--- Task brief ---
Return the whole listing, line for line, without the pictures in it.

++++++++++

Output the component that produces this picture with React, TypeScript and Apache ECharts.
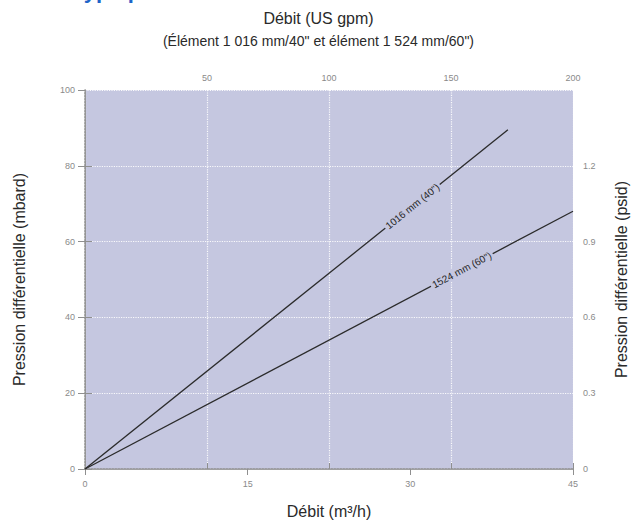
import React, { useEffect, useRef } from "react";
import * as echarts from "echarts";

const flowTicksM3h = [0, 15, 30, 45];
const flowTicksGpm = [0, 50, 100, 150, 200];
const mbarTicks = [0, 20, 40, 60, 80, 100];
const psidTicks = [0, 0.3, 0.6, 0.9, 1.2, 1.5];

const seriesNames = ['1016 mm (40")', '1524 mm (60")'];
const line1016 = [
  [0, 0],
  [39, 89.5],
];
const line1524 = [
  [0, 0],
  [45, 68],
];
const labelAtFlow = [30.2, 34.75];

const BG = "#c5c7e0";
const FONT = "'Liberation Sans', 'DejaVu Sans', sans-serif";

function yOnLine(line: number[][], x: number) {
  const [a, b] = [line[0], line[line.length - 1]];
  return a[1] + ((b[1] - a[1]) * (x - a[0])) / (b[0] - a[0]);
}

export default function App() {
  const ref = useRef<HTMLDivElement>(null);
  useEffect(() => {
    document.body.style.margin = "0";
    const chart = echarts.init(ref.current!, null, { renderer: "svg" });
    const lines = [line1016, line1524];
    const tickLabel = { color: "#8a8a8a", fontSize: 9, fontFamily: FONT };
    const baseSeries = lines.map((d, i) => ({
      name: seriesNames[i],
      type: "line",
      xAxisIndex: 0,
      yAxisIndex: 0,
      data: d,
      symbol: "none",
      lineStyle: { color: "#2b2b2b", width: 1.3 },
      z: 3,
    }));
    const option: any = {
      animation: false,
      title: {
        text: "Débit (US gpm)",
        subtext: '(Élément 1 016 mm/40" et élément 1 524 mm/60")',
        left: "center",
        top: 5,
        itemGap: 8,
        textStyle: { fontSize: 16, fontWeight: "normal", color: "#2a2a2a", fontFamily: FONT },
        subtextStyle: { fontSize: 14, color: "#2a2a2a", fontFamily: FONT },
      },
      graphic: [
        {
          type: "text",
          x: 72,
          y: -21,
          style: {
            text: "Type pression",
            fill: "#1e64c8",
            font: "bold 22px " + FONT,
          },
        },
      ],
      grid: {
        left: 85,
        right: 60,
        top: 90,
        bottom: 51,
        show: true,
        backgroundColor: BG,
        borderWidth: 0,
      },
      xAxis: [
        {
          type: "value",
          position: "bottom",
          min: flowTicksM3h[0],
          max: flowTicksM3h[flowTicksM3h.length - 1],
          interval: 15,
          axisLine: { show: true, lineStyle: { color: "#8f8f8f", type: "dotted", width: 1.5 } },
          axisTick: { show: true, length: 6, lineStyle: { color: "#8f8f8f" } },
          axisLabel: { ...tickLabel, margin: 10 },
          splitLine: { show: false },
          name: "Débit (m³/h)",
          nameLocation: "middle",
          nameGap: 34,
          nameTextStyle: { fontSize: 16, color: "#2a2a2a", fontFamily: FONT },
        },
        {
          type: "value",
          position: "top",
          min: flowTicksGpm[0],
          max: flowTicksGpm[flowTicksGpm.length - 1],
          interval: 50,
          axisLine: { show: true, lineStyle: { color: "#a0a0a0" } },
          axisTick: { show: true, length: 6, lineStyle: { color: "#8f8f8f" } },
          axisLabel: { ...tickLabel, margin: 8, showMinLabel: false },
          splitLine: { show: true, lineStyle: { color: "#ffffff", type: "dotted", width: 1.2, opacity: 0.9 } },
        },
      ],
      yAxis: [
        {
          type: "value",
          position: "left",
          min: mbarTicks[0],
          max: mbarTicks[mbarTicks.length - 1],
          interval: 20,
          axisLine: { show: true, lineStyle: { color: "#a0a0a0" } },
          axisTick: { show: true, length: 7, lineStyle: { color: "#8f8f8f" } },
          axisLabel: { ...tickLabel, margin: 10 },
          splitLine: { show: true, lineStyle: { color: "#ffffff", type: "dotted", width: 1.2, opacity: 0.9 } },
          name: "Pression différentielle (mbard)",
          nameLocation: "middle",
          nameRotate: 90,
          nameGap: 58,
          nameTextStyle: { fontSize: 16, color: "#2a2a2a", fontFamily: FONT },
        },
        {
          type: "value",
          position: "right",
          min: psidTicks[0],
          max: psidTicks[psidTicks.length - 1],
          interval: 0.3,
          axisLine: { show: true, lineStyle: { color: "#8f8f8f", type: "dotted", width: 1.5 } },
          axisTick: { show: true, length: 7, lineStyle: { color: "#8f8f8f" } },
          axisLabel: {
            ...tickLabel,
            margin: 10,
            showMaxLabel: false,
            formatter: (v: number) => (v === 0 ? "0" : v.toFixed(1)),
          },
          splitLine: { show: false },
          name: "Pression différentielle (psid)",
          nameLocation: "middle",
          nameRotate: 90,
          nameGap: 40,
          nameTextStyle: { fontSize: 16, color: "#2a2a2a", fontFamily: FONT },
        },
      ],
      series: baseSeries,
    };
    chart.setOption(option);

    const series = lines.map((d, i) => {
      const p0 = chart.convertToPixel({ xAxisIndex: 0, yAxisIndex: 0 }, d[0]) as number[];
      const p1 = chart.convertToPixel({ xAxisIndex: 0, yAxisIndex: 0 }, d[d.length - 1]) as number[];
      const angle = (Math.atan2(p0[1] - p1[1], p1[0] - p0[0]) * 180) / Math.PI;
      const lx = labelAtFlow[i];
      return {
        ...baseSeries[i],
        markPoint: {
          symbol: "circle",
          symbolSize: 1,
          itemStyle: { color: "rgba(0,0,0,0)" },
          data: [
            {
              coord: [lx, yOnLine(d, lx)],
              label: {
                show: true,
                position: "inside",
                formatter: seriesNames[i],
                rotate: angle,
                fontSize: 10,
                color: "#262626",
                fontFamily: FONT,
                backgroundColor: BG,
                padding: [1, 2],
              },
            },
          ],
        },
      };
    });
    chart.setOption({ series });
    return () => chart.dispose();
  }, []);
  return (
    <div
      ref={ref}
      style={{ position: "absolute", left: 0, top: 0, width: 637, height: 524 }}
    />
  );
}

++++++++++

--- Response to the exercise ---
Output the component that produces this picture with React, TypeScript and Apache ECharts.
import React, { useEffect, useRef } from "react";
import * as echarts from "echarts";

const flowTicksM3h = [0, 15, 30, 45];
const flowTicksGpm = [0, 50, 100, 150, 200];
const mbarTicks = [0, 20, 40, 60, 80, 100];
const psidTicks = [0, 0.3, 0.6, 0.9, 1.2, 1.5];

const seriesNames = ['1016 mm (40")', '1524 mm (60")'];
const line1016 = [
  [0, 0],
  [39, 89.5],
];
const line1524 = [
  [0, 0],
  [45, 68],
];
const labelAtFlow = [30.2, 34.75];

const BG = "#c5c7e0";
const FONT = "'Liberation Sans', 'DejaVu Sans', sans-serif";

function yOnLine(line: number[][], x: number) {
  const [a, b] = [line[0], line[line.length - 1]];
  return a[1] + ((b[1] - a[1]) * (x - a[0])) / (b[0] - a[0]);
}

export default function App() {
  const ref = useRef<HTMLDivElement>(null);
  useEffect(() => {
    document.body.style.margin = "0";
    const chart = echarts.init(ref.current!, null, { renderer: "svg" });
    const lines = [line1016, line1524];
    const tickLabel = { color: "#8a8a8a", fontSize: 9, fontFamily: FONT };
    const baseSeries = lines.map((d, i) => ({
      name: seriesNames[i],
      type: "line",
      xAxisIndex: 0,
      yAxisIndex: 0,
      data: d,
      symbol: "none",
      lineStyle: { color: "#2b2b2b", width: 1.3 },
      z: 3,
    }));
    const option: any = {
      animation: false,
      title: {
        text: "Débit (US gpm)",
        subtext: '(Élément 1 016 mm/40" et élément 1 524 mm/60")',
        left: "center",
        top: 5,
        itemGap: 8,
        textStyle: { fontSize: 16, fontWeight: "normal", color: "#2a2a2a", fontFamily: FONT },
        subtextStyle: { fontSize: 14, color: "#2a2a2a", fontFamily: FONT },
      },
      graphic: [
        {
          type: "text",
          x: 72,
          y: -21,
          style: {
            text: "Type pression",
            fill: "#1e64c8",
            font: "bold 22px " + FONT,
          },
        },
      ],
      grid: {
        left: 85,
        right: 60,
        top: 90,
        bottom: 51,
        show: true,
        backgroundColor: BG,
        borderWidth: 0,
      },
      xAxis: [
        {
          type: "value",
          position: "bottom",
          min: flowTicksM3h[0],
          max: flowTicksM3h[flowTicksM3h.length - 1],
          interval: 15,
          axisLine: { show: true, lineStyle: { color: "#8f8f8f", type: "dotted", width: 1.5 } },
          axisTick: { show: true, length: 6, lineStyle: { color: "#8f8f8f" } },
          axisLabel: { ...tickLabel, margin: 10 },
          splitLine: { show: false },
          name: "Débit (m³/h)",
          nameLocation: "middle",
          nameGap: 34,
          nameTextStyle: { fontSize: 16, color: "#2a2a2a", fontFamily: FONT },
        },
        {
          type: "value",
          position: "top",
          min: flowTicksGpm[0],
          max: flowTicksGpm[flowTicksGpm.length - 1],
          interval: 50,
          axisLine: { show: true, lineStyle: { color: "#a0a0a0" } },
          axisTick: { show: true, length: 6, lineStyle: { color: "#8f8f8f" } },
          axisLabel: { ...tickLabel, margin: 8, showMinLabel: false },
          splitLine: { show: true, lineStyle: { color: "#ffffff", type: "dotted", width: 1.2, opacity: 0.9 } },
        },
      ],
      yAxis: [
        {
          type: "value",
          position: "left",
          min: mbarTicks[0],
          max: mbarTicks[mbarTicks.length - 1],
          interval: 20,
          axisLine: { show: true, lineStyle: { color: "#a0a0a0" } },
          axisTick: { show: true, length: 7, lineStyle: { color: "#8f8f8f" } },
          axisLabel: { ...tickLabel, margin: 10 },
          splitLine: { show: true, lineStyle: { color: "#ffffff", type: "dotted", width: 1.2, opacity: 0.9 } },
          name: "Pression différentielle (mbard)",
          nameLocation: "middle",
          nameRotate: 90,
          nameGap: 58,
          nameTextStyle: { fontSize: 16, color: "#2a2a2a", fontFamily: FONT },
        },
        {
          type: "value",
          position: "right",
          min: psidTicks[0],
          max: psidTicks[psidTicks.length - 1],
          interval: 0.3,
          axisLine: { show: true, lineStyle: { color: "#8f8f8f", type: "dotted", width: 1.5 } },
          axisTick: { show: true, length: 7, lineStyle: { color: "#8f8f8f" } },
          axisLabel: {
            ...tickLabel,
            margin: 10,
            showMaxLabel: false,
            formatter: (v: number) => (v === 0 ? "0" : v.toFixed(1)),
          },
          splitLine: { show: false },
          name: "Pression différentielle (psid)",
          nameLocation: "middle",
          nameRotate: 90,
          nameGap: 40,
          nameTextStyle: { fontSize: 16, color: "#2a2a2a", fontFamily: FONT },
        },
      ],
      series: baseSeries,
    };
    chart.setOption(option);

    const series = lines.map((d, i) => {
      const p0 = chart.convertToPixel({ xAxisIndex: 0, yAxisIndex: 0 }, d[0]) as number[];
      const p1 = chart.convertToPixel({ xAxisIndex: 0, yAxisIndex: 0 }, d[d.length - 1]) as number[];
      const angle = (Math.atan2(p0[1] - p1[1], p1[0] - p0[0]) * 180) / Math.PI;
      const lx = labelAtFlow[i];
      return {
        ...baseSeries[i],
        markPoint: {
          symbol: "circle",
          symbolSize: 1,
          itemStyle: { color: "rgba(0,0,0,0)" },
          data: [
            {
              coord: [lx, yOnLine(d, lx)],
              label: {
                show: true,
                position: "inside",
                formatter: seriesNames[i],
                rotate: angle,
                fontSize: 10,
                color: "#262626",
                fontFamily: FONT,
                backgroundColor: BG,
                padding: [1, 2],
              },
            },
          ],
        },
      };
    });
    chart.setOption({ series });
    return () => chart.dispose();
  }, []);
  return (
    <div
      ref={ref}
      style={{ position: "absolute", left: 0, top: 0, width: 637, height: 524 }}
    />
  );
}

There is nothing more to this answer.